| Company | Jul 25 | Aug 25 | Sep 25 | Oct 25 | Nov 25 | Dec 25 | Jan 26 | Feb 26 | Mar 26 | Apr 26 | May 26 | Jun 26 | 12-Mo |
|---|---|---|---|---|---|---|---|---|---|---|---|---|---|
| UAN | +7% | -1% | +0% | +5% | +6% | +6% | +1% | -4% | +28% | +2% | -3% | -8% | +41% |
| CF | +1% | -6% | +4% | -7% | -5% | -2% | +21% | +7% | +30% | -4% | -9% | -4% | +20% |
| YARIY | +1% | -1% | +0% | -0% | +0% | +11% | +13% | +10% | +16% | -0% | -3% | -19% | +25% |
| MOS | -1% | -7% | +5% | -21% | -11% | -1% | +14% | +1% | -8% | -9% | +4% | -11% | -40% |
| IPI | -7% | -9% | +0% | -13% | -5% | +10% | +18% | +13% | +16% | -7% | -1% | -16% | -8% |
Source: Yahoo Finance monthly adjusted close.

Executive Summary
Rating: BUY | UAN
I would put my rating as a Buy because CVR Partners combines a hard-to-replicate nitrogen asset base with cash generation that is still holding up through a volatile fertilizer cycle. The Coffeyville pet coke gasification plant, East Dubuque’s logistics access, and the Section 45Q credit stream give the partnership structural support, while Q1 2026 revenue of $180M and EBITDA of $77.7M show the model is still converting that advantage into earnings.
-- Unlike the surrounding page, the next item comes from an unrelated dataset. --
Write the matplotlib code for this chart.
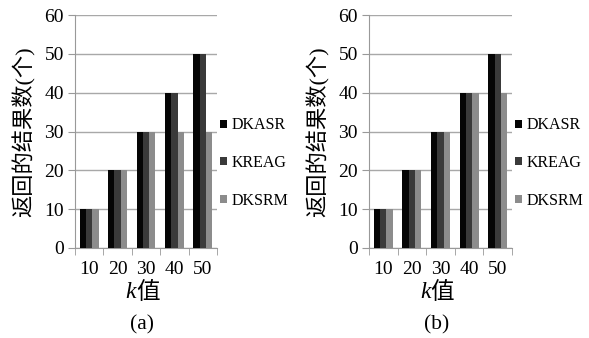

The main risk is commodity pricing, which already showed up in Q4 2025 when EBITDA fell to $20.2M and net income turned negative, so this is not a clean secular growth name. I would raise my rating more towards a Strong Buy if quarterly EBITDA can stay above roughly $60M, meaning the business is sustaining cash generation through the cycle rather than just one favorable quarter.
Company Profile
CVR Partners, LP is a Delaware master limited partnership formed in 2011 to own and operate a nitrogen fertilizer business. It produces ammonia and urea ammonium nitrate, or UAN, at two U.S. plants in Coffeyville, Kansas, and East Dubuque, Illinois, and sells those products wholesale to agricultural and industrial customers, mainly in the United States. The partnership went public in April 2011 and trades on the NYSE under UAN. Its revenue is tied to fertilizer pricing, plant utilization, and seasonal farm demand, so the business is cyclical even when the asset base is stable.
Economic Moat
Business Model
The Coffeyville facility is the most defensible part of the franchise because it is the only nitrogen fertilizer plant in North America that uses pet coke gasification to make hydrogen for ammonia and UAN. I feel that is hard to copy quickly because a competitor would need feedstock access, a gasifier complex, and a new permit path, while CVR Partners already has the 89 million standard cubic feet per day hydrogen unit, the 1,300 ton per day ammonia unit, and the 3,100 ton per day UAN unit in place. East Dubuque adds a second edge through its 1,075 ton per day ammonia unit, 950 ton per day UAN unit, pipeline access within 1 mile of the Northern Natural Gas system, and Mississippi River barge access, which lowers delivered-cost risk in the farm belt. The Section 45Q credit stream is another support, and according to their SEC filings the partnership expects to monetize those credits through March 31, 2030. That combination gives the business a real cost and logistics advantage, and it is consistent with the 32.4% TTM operating margin and 36.9% EBITDA margin in the financial section.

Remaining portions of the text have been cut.